Monday, September 22, 2014
For the adobo chicken: (I made dinner for seven, but am noting here quantities for 4, to make it simple. Pressure-cooking it is simplest, fastest and best but if you don't have a pressure-cooker, use a normal pot and cook for up to 2 hours)
4 chicken thigh fillets, or 2 chicken breast fillets--no need to cut them up.
one medium tomato, whole
one red capsicum,chopped into pieces
pinch cumin seeds
4 garlic cloves, whole
chopped fresh coriander(keep some back for adding at serving time)
1/4 cup wine or cider vinegar
3 tbsps honey
chilli to your taste(don't overdo it!)
1/4 cup water.
Put all the ingredients in the pressure-cooker, add the water, and cook for 20-25 mins from the time the cooker starts steaming. Let out steam and open cooker, then, using a fork, scrape the meat until it goes into strings or strands(as pictured), which gives the chicken its characteristic look. The sauce created from all the other ingredients will mix in with the strands and make a lovely moist mixture. Sprinkle reserved fresh chopped coriander on top to serve.
While the chicken is cooking, you can prepare the side dishes:
Guacamole made from two avocadoes, crushed and mixed with some chopped onion, garlic, tomato, salt, pepper, a smidgen of olive oil and the juice of half a lemon; mushrooms stir-fried in olive oil, with preserved capsicums and garlic chives; tomato and capsicum sauce made from mixed chopped tomato and capsicum, cooked slowly in olive oil with chopped garlic and some chilli; mayonnaise sauce consisting of mayonnaise mixed with a little yoghurt; sour cream; and green salad dressed with vinaigrette.
The tortillas should also be warmed ahead of time--I do this in a non-stick frying pan, with no oil added. Can also be done on grill.
Put in dishes and relax--everyone makes their own mix.
Monday, September 1, 2014
And it's pretty easy too!Watch out though you don't overdo the piment d'Espelette--it's best enjoyed in sparing amounts, to get the full flavour and just a hint of heat.
You need: veal steaks or roast, cut into pieces--quantity depends on how many people will eat it! Chopped onions. Capsicums(red peppers) either fresh or chargrilled preserves in olive oil. (We used the latter, as it is even more delicious than with the fresh ones). If you like, you can use green capsicums too. One half teaspoon of powdered piment d'Espelette--(there are places you can get it from in Australia, such as Herbie's Spices online) or you can also use good paprika. Olive oil. Chicken stock. Salt, pepper.

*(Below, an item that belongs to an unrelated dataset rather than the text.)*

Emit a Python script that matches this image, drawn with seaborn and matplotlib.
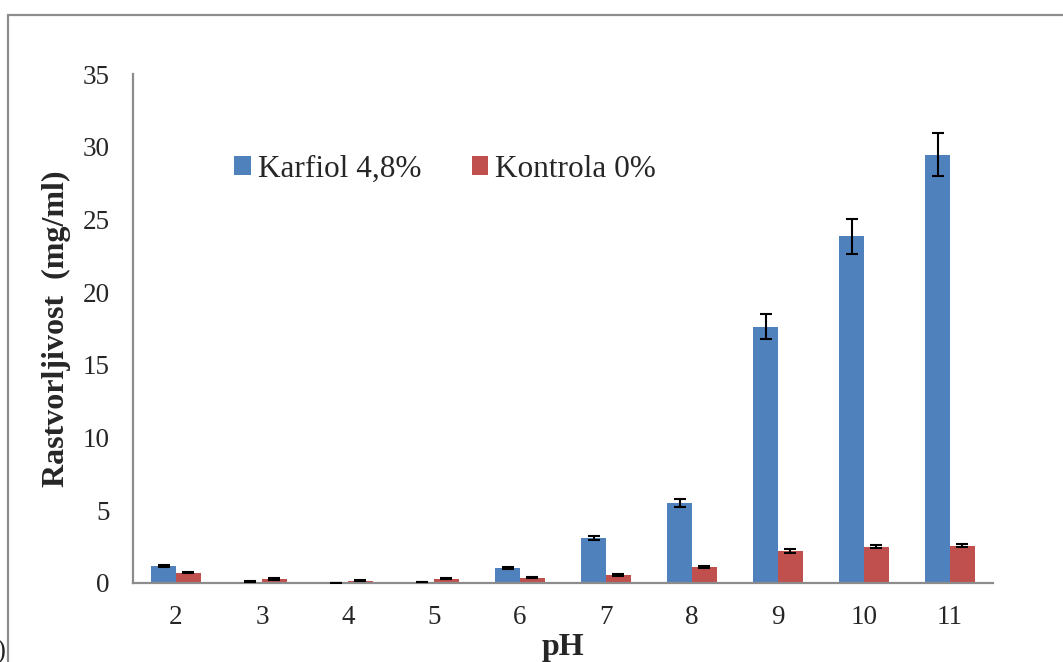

Fry the pieces of meat gently on both sides. Remove from pan and keep on a plate. Fry the chopped onions and the capsicum till the onion is golden and the capsicum if fresh, is soft(you only need to do this a bit if using the preserved kind.)Then put the meat back in. Stir well together. Add salt and pepper. Add the piment d'Espelette/paprika. Stir well, and cook for a few minutes before adding the chicken stock to cover. Simmer over low heat for about an hour, or till the meat is tender. You can also add parboiled potatoes and carrots to the dish if you like. Axoa is also often traditionally served with rice.